-- Given instruction --
List every line below containing "this".

-- Entries provided --

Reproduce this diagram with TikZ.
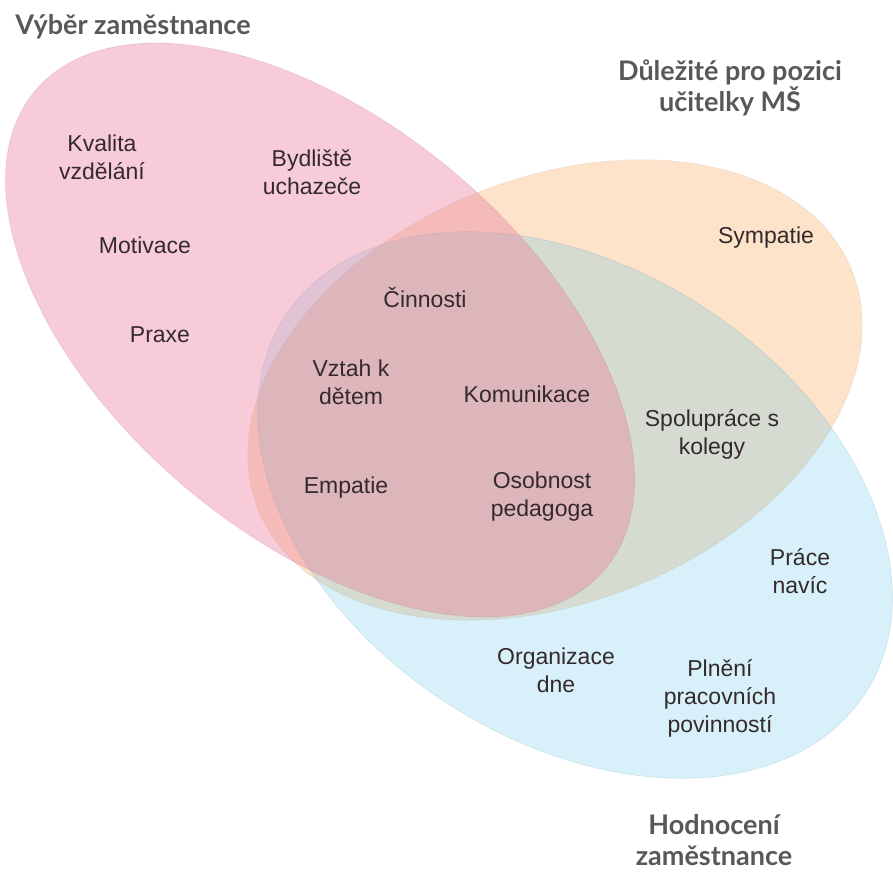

--

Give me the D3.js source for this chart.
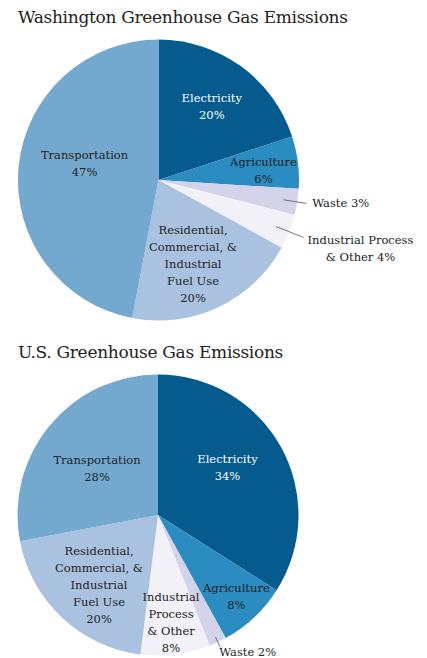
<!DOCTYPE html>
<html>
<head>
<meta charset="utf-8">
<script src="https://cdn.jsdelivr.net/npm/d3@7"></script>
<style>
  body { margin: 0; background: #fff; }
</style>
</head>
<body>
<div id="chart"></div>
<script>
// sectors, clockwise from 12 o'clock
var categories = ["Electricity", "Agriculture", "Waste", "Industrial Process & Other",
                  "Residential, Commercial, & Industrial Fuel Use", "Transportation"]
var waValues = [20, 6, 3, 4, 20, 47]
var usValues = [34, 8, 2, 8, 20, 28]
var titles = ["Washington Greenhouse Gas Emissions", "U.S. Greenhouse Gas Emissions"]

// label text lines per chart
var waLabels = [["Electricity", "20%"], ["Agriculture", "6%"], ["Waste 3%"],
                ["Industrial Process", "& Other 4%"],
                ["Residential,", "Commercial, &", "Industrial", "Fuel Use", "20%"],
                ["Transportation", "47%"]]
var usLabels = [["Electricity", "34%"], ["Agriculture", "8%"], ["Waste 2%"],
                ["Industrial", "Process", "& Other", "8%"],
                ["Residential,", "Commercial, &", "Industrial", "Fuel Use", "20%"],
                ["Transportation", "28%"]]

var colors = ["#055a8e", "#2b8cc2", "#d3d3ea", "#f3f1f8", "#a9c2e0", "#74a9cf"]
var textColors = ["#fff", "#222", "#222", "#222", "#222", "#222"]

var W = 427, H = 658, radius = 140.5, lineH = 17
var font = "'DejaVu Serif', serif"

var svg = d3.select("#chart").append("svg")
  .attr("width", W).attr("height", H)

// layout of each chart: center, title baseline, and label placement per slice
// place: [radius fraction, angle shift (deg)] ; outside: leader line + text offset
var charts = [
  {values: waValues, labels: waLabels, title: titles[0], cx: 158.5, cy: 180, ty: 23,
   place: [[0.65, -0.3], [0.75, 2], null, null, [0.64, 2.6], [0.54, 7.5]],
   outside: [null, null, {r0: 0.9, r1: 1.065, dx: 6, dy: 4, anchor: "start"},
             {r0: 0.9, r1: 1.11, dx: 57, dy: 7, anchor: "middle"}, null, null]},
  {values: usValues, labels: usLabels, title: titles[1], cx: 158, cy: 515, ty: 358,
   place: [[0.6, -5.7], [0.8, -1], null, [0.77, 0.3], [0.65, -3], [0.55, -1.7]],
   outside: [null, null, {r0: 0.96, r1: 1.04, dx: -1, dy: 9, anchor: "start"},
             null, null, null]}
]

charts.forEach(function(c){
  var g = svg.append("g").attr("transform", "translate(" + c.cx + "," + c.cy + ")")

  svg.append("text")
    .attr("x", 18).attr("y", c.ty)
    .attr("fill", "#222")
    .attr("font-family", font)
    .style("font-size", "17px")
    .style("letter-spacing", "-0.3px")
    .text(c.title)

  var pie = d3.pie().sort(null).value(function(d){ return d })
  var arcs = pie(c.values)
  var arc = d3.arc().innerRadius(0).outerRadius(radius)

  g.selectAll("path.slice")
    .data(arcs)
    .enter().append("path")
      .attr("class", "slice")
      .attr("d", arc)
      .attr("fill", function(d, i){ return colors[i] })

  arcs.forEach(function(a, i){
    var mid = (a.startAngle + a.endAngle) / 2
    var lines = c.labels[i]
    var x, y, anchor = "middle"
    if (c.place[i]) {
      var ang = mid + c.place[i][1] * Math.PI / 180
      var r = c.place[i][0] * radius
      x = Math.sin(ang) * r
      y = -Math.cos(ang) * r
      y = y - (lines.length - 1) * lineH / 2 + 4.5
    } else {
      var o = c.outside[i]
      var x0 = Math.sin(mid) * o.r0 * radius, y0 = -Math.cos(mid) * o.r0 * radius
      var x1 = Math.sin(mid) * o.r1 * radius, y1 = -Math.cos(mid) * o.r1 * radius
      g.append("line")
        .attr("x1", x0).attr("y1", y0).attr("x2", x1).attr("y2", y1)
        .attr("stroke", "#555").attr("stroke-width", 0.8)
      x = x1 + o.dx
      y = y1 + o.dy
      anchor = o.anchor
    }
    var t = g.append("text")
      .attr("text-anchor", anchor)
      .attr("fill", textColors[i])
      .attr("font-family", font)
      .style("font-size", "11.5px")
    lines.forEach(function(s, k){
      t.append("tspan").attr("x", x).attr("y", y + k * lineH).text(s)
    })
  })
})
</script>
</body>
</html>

-- Exercise response --
Reproduce this diagram with TikZ.
Give me the D3.js source for this chart.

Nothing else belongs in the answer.